Lecture 26: The Path Less Taken

Administrivia

There will be a review session during Professor Kurtz's regular class meeting time on Friday. Come with questions — no new material will be introduced.
Final Exam (Kurtz): Mon Dec 7, 1:30pm-3:30pm, Ryerson 276
Final Exam (Chugh): Wed Dec 9, 10:30am-12:30pm, Ryerson 276

As the final lecture of this course, I'd like to note that you stand at a fork in the road. There will be courses in functional programming available to you in the future, and perhaps even a more advanced course in Haskell. But it is possible for you to avoid functional programming, and many of you will chose to do so. We hope that if this is your last experience with functional programming, you'll still have benefited from it, and that it will color the way you think about programming going forward. Certainly, it's the case the traditional languages are in the midst of embracing functional constructs, and what you've learned here almost certainly will give you a leg up going forward.

But today is really for the rest of you: those who've enjoyed the expressiveness and power of functional programming, and who want to pursue the subject further. There are a number of courses offered here of possible interest, which somehow use or involve functional programming:

CMSC 22100 — Programming Languages
CMSC 22300 — Functional Programming
CMSC 22311 — Functional Systems in Haskell
CMSC 22610 — Implementation of Computer Languages, I
CMSC 22620 — Implementation of Computer Languages, II

There are also many opportunities for self-study, and Haskell in particular seems to have inspired a rich, but generally accessible, technical literature, along with a large number of web articles, tutorials, etc. And there is always the possibility of using Haskell in your own projects, and gathering expertise thereby. We want to give you a few landmarks to help guide your journey.

Standard Modules

The Haskell Platform ships with a large variety of modules, some a part of GHC's core, along with others that have proven to be useful to the Haskell community generally. Some of these modules provide access to specialized capabilities, e.g., network or database access. But there is a large number that provide quality implementations of more advanced data structures than we've encountered in this course.

Indeed, we've relied very heavily on a few data structures: lists, tuples, a few standard monads, our own (often naïve) algebraic data types. These have been "good enough" for our immediate pedagogical purposes, which include creating a natural familiarity with these types, but there are often good reasons to consider more sophisticated types, and the modules that support them. To a certain extent, knowing these "good reasons" is why we require CS majors to take a course in Algorithms, which provides means of analysis that aren't accessible yet, but you will get to that point, and will be glad to know that Haskell's libraries provide more suitable data structures.

`Data.Sequence`

[] is wonderful, but sometimes we want a list-like data-structure that supports a larger set of efficient operations, e.g., constant time access to both ends, or efficient concatenation.
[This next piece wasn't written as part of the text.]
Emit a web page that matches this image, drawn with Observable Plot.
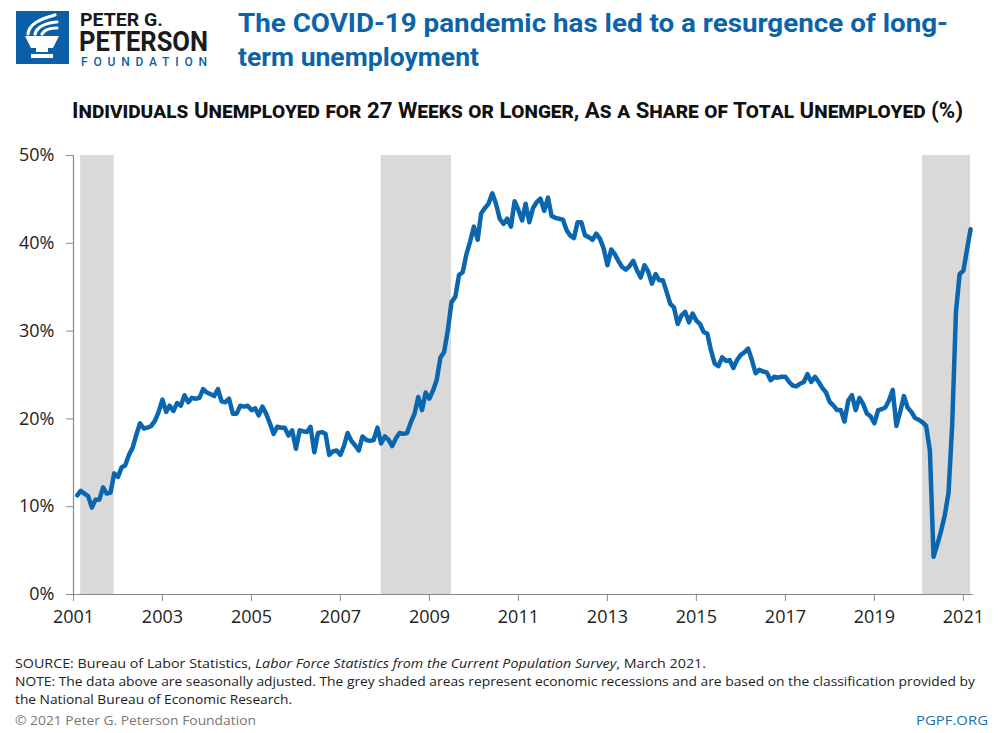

If we can accept the restrictions of finiteness and strict underlying operations, Data.Sequence provides this.

`Data.Set`

Sets are the basic abstraction of mathematics, and a useful data abstraction in programming. We have often used lists over types that implement the Eq type class to represent sets, but this can be a inefficient implementation.

If our underlying type implements Ord, we can use the Haskell Platform's Data.Set, a balanced-binary tree implementation of sets. This module is meant to be imported qualified, as many of its functions clash with Prelude functions.


    import Data.Set (Set)
    import qualified Data.Set as Set

The basic functions for constructing sets are

empty :: Set a, the empty set.
singleton :: Ord a => a -> Set a, create a one-element set.
insert :: Ord a => a -> Set a -> Set a, create a new set by inserting an element into an existing set.
delete :: Ord a => a -> Set a -> Set a, create a new set by deleting an element from an existing set.
fromList :: Ord a => [a] -> Set a, create a set from a list of elements.

Where the power of sets really comes into play is operations that combine sets, e.g.,

union :: Ord a => Set a -> Set a -> Set a, create the union of two sets.
intersection :: Ord a => Set a -> Set a -> Set a, create the intersection of two sets.
difference :: Ord a => Set a -> Set a -> Set a, create the difference between two sets. The (\\) operator is an alias for difference.

There are a large number of other operations, e.g., member for element testing, findMin, deleteMin, analogous functions for max, null which tests a set for emptiness, and size which computes the number of elements in a set. A general rule of thumb is that before writing a new Set function, check and make sure that it hasn't already been implemented in Data.Set.

One of the disappointments with Set type is that Set is not a functor or a monad, nor can it be without considerable deviousness because of the constraint that the elements of a Set must be ordered. This is something that people are thinking about.

`Data.Map`

The Map type can be thought of as a an association list with more efficient operations, but the implementation is basically that of a Set in which the values are carried along with the keys. Naturally, this gives rise the Ord type class constraint on the keys of a Map.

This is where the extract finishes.